Brian’s mucker Alan Trench reports on the latest Olympic Rip-off
1) Funds for the London Olympics were raised through diverting Lottery Funding

“In the Welsh Affairs Committee Eighth Report of Session 2008–09, the Rt Hon Tessa Jowell MP, Minister for the Olympics, recognised that funding of the Olympic Games would lead to a total of £65 million of Lottery funding being diverted away from Wales in order to fund the Games. However, the report also highlighted that a common feature of lottery grant applications is matched funding, hence the figure of £65 million of funding to be diverted away from Welsh projects did not take into account the leverage value of the money. The Welsh Government Minister for Heritage, Alun Ffred Jones AM, is noted as saying that this could result to a loss to Wales as high as £100 million.”

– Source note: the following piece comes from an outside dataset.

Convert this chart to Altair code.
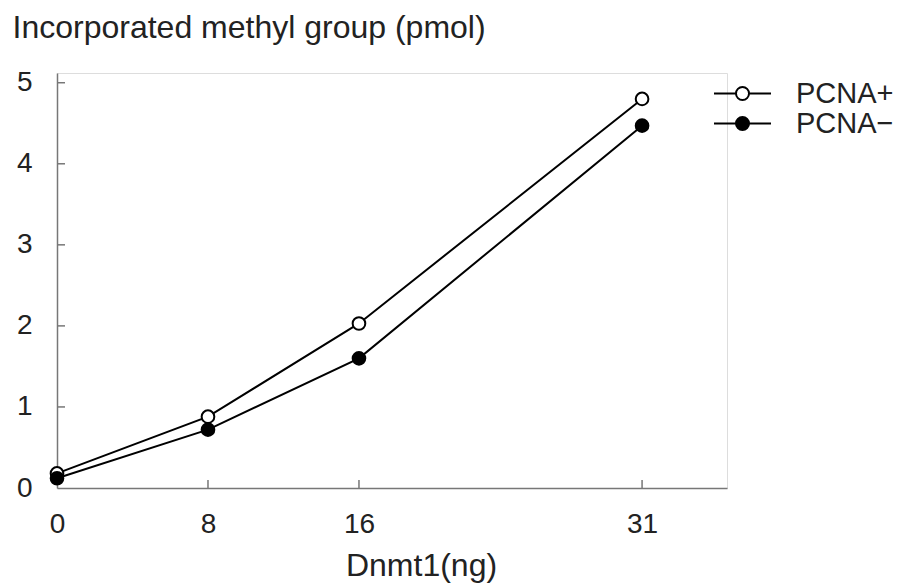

2) Now the three devolved administrations are united in opposition to the way the Treasury have refused to Barnettise the East End regeneration elements of the Olympic spend
“This argument was originally taken up with the Treasury more than three years ago.
Earlier this year, the Scottish Government started a formal dispute procedure,
supported by the Welsh Assembly Government and the Northern Ireland Executive.
All the facts were laid out and discussed in detail. The devolved administrations
agreed that there was a strong case for distributing a fair share of Olympics
spending on regeneration and transport to Scotland, Wales and Northern Ireland.
The Treasury disagreed, arguing that because the Olympics were a UK-level event
and all of the £7.5 billion of spending was essential to providing the Games, there
could be no formula share of spending for the other countries .
Our estimate is that, by the time the Games conclude in 2012, accepting the original
estimate of £1.7 billion for transport and regeneration costs, Scotland would be due
at least £165m in “consequentials”; Wales more than £100m; and Northern Ireland
around £65m. If actual spending turns out to be £2.7 billion as currently predicted,
the consequentials should be proportionately higher. These are significant sums in
our countries, although small in comparison to the overall Games budget.
The UK Government and the devolved administrations have followed the new
dispute resolution arrangements, agreed by the former UK Government and adhered
to by the coalition Government, with meetings at both official and Ministerial level.
We have agreed that the original decision about whether the Barnett formula applied
to elements of the Olympics spending was not handled well in the 2007 Spending
Review, and the UK Government has agreed to change and clarify the rules to help
avoid similar disputes arising in future. The UK Government has also agreed that
any new spending, beyond the Games budget, that is necessary to deliver the
Games legacy for London will attract consequentials. But despite this there has
been no movement on the central issue of the sums we believe should come to the
three countries from transport and regeneration spending on the Olympics, including
both spending so far and spending from now until the Games conclude in 2012.
This means that an issue on which 3 of the countries in the UK are agreed can make
no progress because of the view taken by HM Treasury. The Treasury are therefore
effectively acting as the decision-taker in the process, despite the fact that they are
one of the parties to the dispute. This is only one of several examples where the
Treasury has reached decisions on spending issues with important implications for
the devolved administrations without our agreement, and with significant perceived
unfairness as a result.”
That’s the second joint, hard hitting, statement in a fortnight. Good.